Atomically Engineered Defect‐Rich Palladium Metallene for High‐Performance Alkaline Oxygen Reduction Electrocatalysis

Abstract

AbstractDefect engineering is a key chemical tool to modulate the electronic structure and reactivity of nanostructured catalysts. Here, it is reported how targeted introduction of defect sites in a 2D palladium metallene nanostructure results in a highly active catalyst for the alkaline oxygen reduction reaction (ORR). A defect‐rich WOx and MoOx modified Pd metallene (denoted: D‐Pd M) is synthesized by a facile and scalable approach. Detailed structural analyses reveal the presence of three distinct atomic‐level defects, that are pores, concave surfaces, and surface‐anchored individual WOx and MoOx sites. Mechanistic studies reveal that these defects result in excellent catalytic ORR activity (half‐wave potential 0.93 V vs. RHE, mass activity 1.3 A mgPd−1 at 0.9 V vs. RHE), outperforming the commercial references Pt/C and Pd/C by factors of ≈7 and ≈4, respectively.

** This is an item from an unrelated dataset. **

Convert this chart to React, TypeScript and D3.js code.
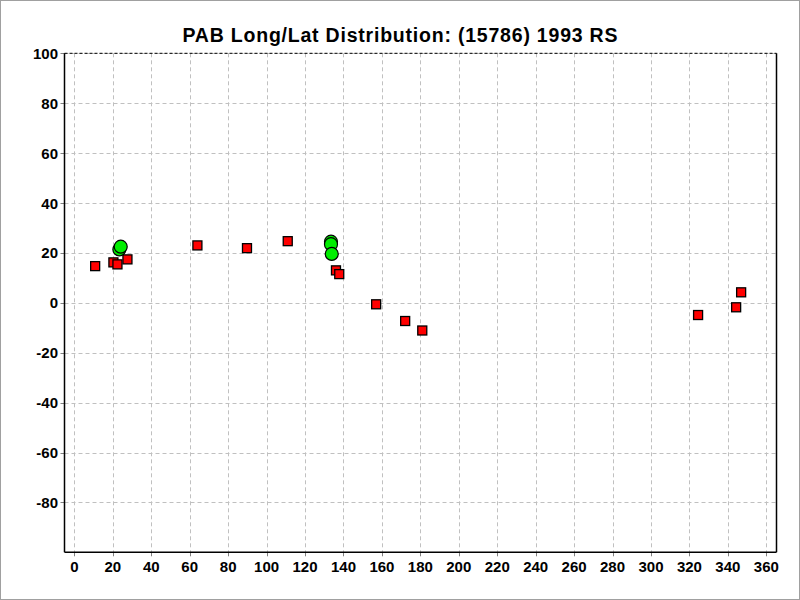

The practical usage of the compound is demonstrated by integration into a custom‐built Zn‐air battery. At low D‐Pd M loading (26 µgPd cm−2), the system achieves high specific capacity (809 mAh gZn−1) and shows excellent discharge potential stability. This study therefore provides a blueprint for the molecular design of defect sites in 2D metallene nanostructures for advanced energy technology applications.